As a reward for one of these accomplishments and a goad to start the other, I loaded up a roll of TMax 100 and wandered to the officehouse taking pictures. Something about shooting film makes me feel strangely unworthy, low on vision itself. It's as though all the rules are completely different, as though the pictures must be more interesting if I'm even going to put the camera to my eye and take a look at what I might see there. Just as I was starting to get over that feeling this afternoon, some stranger with his own camera turned up in his S.U.V. and seemed to be taking pictures of my taking pictures. Now, at best that's just absurd. At worst, it's too weird. And in either case, it made me self-conscious again, and for that I could have kicked the guy's ugly white car.

A crow flashes a shadow, flying between me and the sun; he's carrying something big in his beak. The crows have cawed and rattled all day. Yesterday four of them traced the perimeter of my lawn, turning up one small pile of leaves after another with swift tosses of their heads. They are big like dogs, these crows, and (while on the ground) clumsier.

By tomorrow, the dirty remains of our snow will be even smaller.

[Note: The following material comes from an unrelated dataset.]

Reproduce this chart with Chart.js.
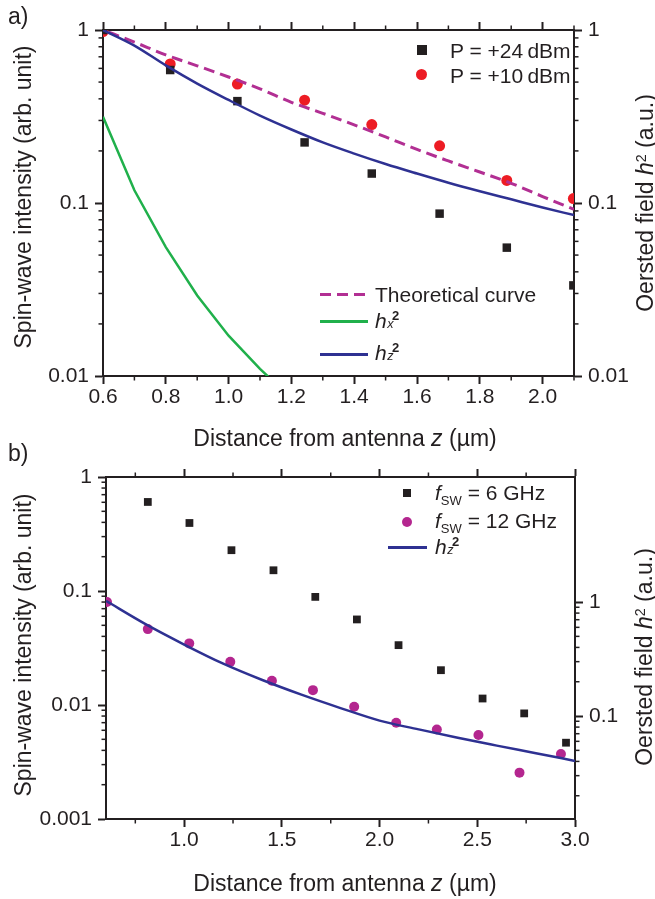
<!DOCTYPE html>
<html>
<head>
<meta charset="utf-8">
<script src="https://cdn.jsdelivr.net/npm/chart.js@4.4.0/dist/chart.umd.min.js"></script>
<style>
body{margin:0;background:#fff;width:655px;height:899px;position:relative;overflow:hidden;font-family:"Liberation Sans",Arial,sans-serif;color:#231f20}
canvas{position:absolute;left:0}
#cA{top:0}
#cB{top:430px}
.t{position:absolute;white-space:nowrap;line-height:1;font-size:23px}
.c{transform:translate(-50%,-50%)}
.r{transform:translate(-50%,-50%) rotate(-90deg)}
.lg{position:absolute;white-space:nowrap;line-height:1;font-size:21px;transform:translateY(-50%)}
.sq{position:absolute;background:#231f20}
.dot{position:absolute;border-radius:50%}
.ln{position:absolute;height:3px}
.ss{display:inline-block;position:relative;width:0.8em;height:1em;vertical-align:top}
.ss .sp{position:absolute;left:0.4em;top:-0.1em;font-size:0.62em;font-weight:bold}
.ss .sb{position:absolute;left:0.05em;top:0.62em;font-size:0.6em;font-style:italic}
.sub{position:relative;top:0.35em;font-size:0.62em}
.sup{position:relative;top:-0.5em;font-size:0.62em}
</style>
</head>
<body>
<canvas id="cA" width="655" height="430"></canvas>
<canvas id="cB" width="655" height="469"></canvas>

<!-- panel a texts -->
<div class="t" style="left:8px;top:5px">a)</div>
<div class="t r" style="left:23px;top:197px">Spin-wave intensity (arb. unit)</div>
<div class="t r" style="left:645px;top:203px">Oersted field <i>h</i><span class="sup">2</span> (a.u.)</div>
<div class="t c" style="left:345px;top:438px">Distance from antenna <i>z</i> (µm)</div>

<div class="sq" style="left:417px;top:45px;width:10px;height:10px"></div>
<div class="lg" style="left:450px;top:50px">P = +24&#8201;dBm</div>
<div class="dot" style="left:416px;top:69px;width:11px;height:11px;background:#ed1c24"></div>
<div class="lg" style="left:450px;top:75px">P = +10&#8201;dBm</div>
<div class="ln" style="left:320px;top:293px;width:48px;background:repeating-linear-gradient(to right,#b22f93 0 11px,transparent 11px 17px)"></div>
<div class="lg" style="left:375px;top:294px">Theoretical curve</div>
<div class="ln" style="left:320px;top:320px;width:48px;background:#20b04b"></div>
<div class="lg" style="left:375px;top:320px"><i>h</i><span class="ss"><span class="sp">2</span><span class="sb">x</span></span></div>
<div class="ln" style="left:320px;top:352.5px;width:48px;background:#2e3192"></div>
<div class="lg" style="left:375px;top:352px"><i>h</i><span class="ss"><span class="sp">2</span><span class="sb">z</span></span></div>

<!-- panel b texts -->
<div class="t" style="left:8px;top:442px">b)</div>
<div class="t r" style="left:23px;top:645px">Spin-wave intensity (arb. unit)</div>
<div class="t r" style="left:644px;top:657px">Oersted field <i>h</i><span class="sup">2</span> (a.u.)</div>
<div class="t c" style="left:345px;top:883px">Distance from antenna <i>z</i> (µm)</div>

<div class="sq" style="left:403px;top:489px;width:8px;height:8px"></div>
<div class="lg" style="left:435px;top:492px"><i>f</i><span class="sub">SW</span> = 6 GHz</div>
<div class="dot" style="left:402px;top:516.5px;width:10px;height:10px;background:#b4268f"></div>
<div class="lg" style="left:435px;top:520px"><i>f</i><span class="sub">SW</span> = 12 GHz</div>
<div class="ln" style="left:388px;top:546px;width:39px;height:2.5px;background:#2e3192"></div>
<div class="lg" style="left:435px;top:546px"><i>h</i><span class="ss"><span class="sp">2</span><span class="sb">z</span></span></div>

<script>
// panel a: curves on a 0.1 µm grid
const aGrid = [0.6, 0.7, 0.8, 0.9, 1.0, 1.1, 1.2, 1.3, 1.4, 1.5, 1.6, 1.7, 1.8, 1.9, 2.0, 2.1];
const aTheory = [1.0, 0.851, 0.718, 0.621, 0.535, 0.457, 0.382, 0.330, 0.283, 0.241, 0.204, 0.175, 0.151, 0.130, 0.109, 0.0918];
const aHz = [1.0, 0.813, 0.624, 0.490, 0.394, 0.320, 0.266, 0.224, 0.193, 0.168, 0.148, 0.131, 0.117, 0.105, 0.0942, 0.0851];
const aHxGrid = [0.6, 0.7, 0.8, 0.9, 1.0, 1.1, 1.2];
const aHx = [0.315, 0.1185, 0.0556, 0.0292, 0.0171, 0.011, 0.0074];
// panel a: measured points
const aMeasDist = [0.6, 0.814, 1.028, 1.242, 1.456, 1.672, 1.886, 2.098];
const aP24 = [1.0, 0.587, 0.388, 0.224, 0.148, 0.0868, 0.0552, 0.0334];
const aP10 = [0.98, 0.636, 0.487, 0.393, 0.284, 0.214, 0.135, 0.106];

// panel b
const bSqDist = [0.814, 1.027, 1.242, 1.457, 1.671, 1.884, 2.097, 2.314, 2.527, 2.74, 2.954];
const b6GHz = [0.604, 0.395, 0.228, 0.152, 0.0888, 0.0563, 0.0335, 0.0202, 0.0114, 0.00844, 0.00467];
const bDotDist = [0.605, 0.814, 1.026, 1.236, 1.449, 1.659, 1.87, 2.085, 2.293, 2.506, 2.716, 2.928];
const b12GHz = [0.0802, 0.0463, 0.0347, 0.0239, 0.0163, 0.0135, 0.00964, 0.00698, 0.0061, 0.00545, 0.00255, 0.00372];
const bHzGrid = [0.6, 0.8, 1.0, 1.2, 1.4, 1.6, 1.8, 2.0, 2.2, 2.4, 2.6, 2.8, 3.0];
const bHz = [1.023, 0.643, 0.424, 0.288, 0.207, 0.154, 0.1175, 0.0912, 0.0764, 0.0644, 0.0550, 0.0472, 0.0404];

// tick values
const aXMajor = [0.6, 0.8, 1.0, 1.2, 1.4, 1.6, 1.8, 2.0];
const aXMinor = [0.7, 0.9, 1.1, 1.3, 1.5, 1.7, 1.9, 2.1];
const aYMajor = [0.01, 0.1, 1];
const bXMajor = [1.0, 1.5, 2.0, 2.5, 3.0];
const bXMinor = [0.75, 1.25, 1.75, 2.25, 2.75];
const bYMajor = [0.001, 0.01, 0.1, 1];
const bY2Major = [0.1, 1];

const ink = '#231f20';
const tickFont = {family: '"Liberation Sans", Arial, sans-serif', size: 21};

// 2..9 inside each decade below the given majors (except the last)
function logMinor(majors) {
    const out = [];
    for (let i = 0; i < majors.length - 1; i++) {
        for (let k = 2; k <= 9; k++) out.push(k * majors[i]);
    }
    return out;
}
function mkTicks(major, minor) {
    return major.map(v => ({value: v, big: true}))
        .concat(minor.map(v => ({value: v, big: false})))
        .sort((a, b) => a.value - b.value);
}
const pts = (xs, ys) => xs.map((x, i) => ({x: x, y: ys[i]}));

// short minor tick marks, drawn through the scales
const minorTicks = {
    id: 'minorTicks',
    afterDraw(chart) {
        const ctx = chart.ctx;
        ctx.save();
        ctx.strokeStyle = ink;
        ctx.lineWidth = 1.5;
        Object.values(chart.scales).forEach(s => {
            s.ticks.forEach(t => {
                if (t.big) return;
                const p = s.getPixelForValue(t.value);
                ctx.beginPath();
                if (s.position === 'left') { ctx.moveTo(s.right, p); ctx.lineTo(s.right - 4.5, p); }
                else if (s.position === 'right') { ctx.moveTo(s.left, p); ctx.lineTo(s.left + 4.5, p); }
                else if (s.position === 'top') { ctx.moveTo(p, s.bottom); ctx.lineTo(p, s.bottom - 4.5); }
                else { ctx.moveTo(p, s.top); ctx.lineTo(p, s.top + 4.5); }
                ctx.stroke();
            });
        });
        ctx.restore();
    }
};

function axis(pos, type, min, max, ticks, size, labels, fmt) {
    const horiz = pos === 'top' || pos === 'bottom';
    return {
        type: type, position: pos, min: min, max: max, z: 1,
        afterBuildTicks: s => { s.ticks = ticks; },
        afterFit: s => { if (horiz) s.height = size; else s.width = size; },
        border: {display: true, color: ink, width: 2},
        grid: {
            drawOnChartArea: false, tickLength: 8, tickWidth: 2,
            tickColor: c => (c.tick && c.tick.big) ? ink : 'rgba(0,0,0,0)'
        },
        ticks: {
            display: labels, autoSkip: false, maxRotation: 0, color: ink, font: tickFont,
            padding: horiz ? 1 : 6,
            callback: (v, i, arr) => arr[i] && arr[i].big ? fmt(v) : ''
        }
    };
}
const fx = v => v.toFixed(1);
const fy = v => String(v);

const common = {
    responsive: false, animation: false, devicePixelRatio: 1,
    layout: {padding: 0, autoPadding: false},
    plugins: {legend: {display: false}, tooltip: {enabled: false}}
};

new Chart(document.getElementById('cA'), {
    type: 'scatter',
    data: {
        datasets: [
            {type: 'line', data: pts(aHxGrid, aHx), yAxisID: 'y2', borderColor: '#20b04b', borderWidth: 2.5, pointRadius: 0, tension: 0, clip: 0},
            {type: 'line', data: pts(aGrid, aHz), yAxisID: 'y2', borderColor: '#2e3192', borderWidth: 2.5, pointRadius: 0, cubicInterpolationMode: 'monotone', clip: 0},
            {type: 'line', data: pts(aGrid, aTheory), borderColor: '#b22f93', borderWidth: 3, borderDash: [11, 6], borderDashOffset: 11, pointRadius: 0, cubicInterpolationMode: 'monotone', clip: 0},
            {data: pts(aMeasDist, aP24), pointStyle: 'rect', pointRadius: 6, backgroundColor: ink, borderWidth: 0, clip: 0},
            {data: pts(aMeasDist, aP10), pointStyle: 'circle', pointRadius: 5.5, backgroundColor: '#ed1c24', borderWidth: 0, clip: 0}
        ]
    },
    options: Object.assign({}, common, {
        scales: {
            x: axis('bottom', 'linear', 0.6, 2.1, mkTicks(aXMajor, aXMinor), 54, true, fx),
            x2: axis('top', 'linear', 0.6, 2.1, mkTicks(aXMajor, aXMinor), 30, false, fx),
            y: axis('left', 'logarithmic', 0.01, 1, mkTicks(aYMajor, logMinor(aYMajor)), 103, true, fy),
            y2: axis('right', 'logarithmic', 0.01, 1, mkTicks(aYMajor, logMinor(aYMajor)), 81, true, fy)
        }
    }),
    plugins: [minorTicks]
});

new Chart(document.getElementById('cB'), {
    type: 'scatter',
    data: {
        datasets: [
            {type: 'line', data: pts(bHzGrid, bHz), yAxisID: 'y2', borderColor: '#2e3192', borderWidth: 2.5, pointRadius: 0, cubicInterpolationMode: 'monotone', clip: 0},
            {data: pts(bSqDist, b6GHz), pointStyle: 'rect', pointRadius: 5.5, backgroundColor: ink, borderWidth: 0, clip: 0},
            {data: pts(bDotDist, b12GHz), pointStyle: 'circle', pointRadius: 5, backgroundColor: '#b4268f', borderWidth: 0, clip: 0}
        ]
    },
    options: Object.assign({}, common, {
        scales: {
            x: axis('bottom', 'linear', 0.6, 3.0, mkTicks(bXMajor, bXMinor), 80, true, fx),
            x2: axis('top', 'linear', 0.6, 3.0, mkTicks(bXMajor, bXMinor), 47, false, fx),
            y: axis('left', 'logarithmic', 0.001, 1, mkTicks(bYMajor, logMinor(bYMajor)), 106, true, fy),
            y2: axis('right', 'logarithmic', 0.0125, 12.5, mkTicks(bY2Major, logMinor([0.01, 0.1, 1]).filter(v => v > 0.0125)), 80, true, fy)
        }
    }),
    plugins: [minorTicks]
});
</script>
</body>
</html>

We're all heliotropic now.

Saturday, March 10, 2007

Last light for old leaves.


I don't always pay a lot of attention to dead leaves that hang around until spring, but yesterday they were doing such tricks with the sunlight that I couldn't help but notice. (They did their tricks tonight, as well, but I saw them chiefly from the upstairs windows in my house, where the seeing is less good than down on the ground.)


Here, too, is the nuthatch who mewled while I walked around yesterday. Or at least one of them. I couldn't get today's tufted titmice, either: they are too quick, too frantic. They only land provisionally.


And tonight while I work, owls whoo whoo in the woods nearby.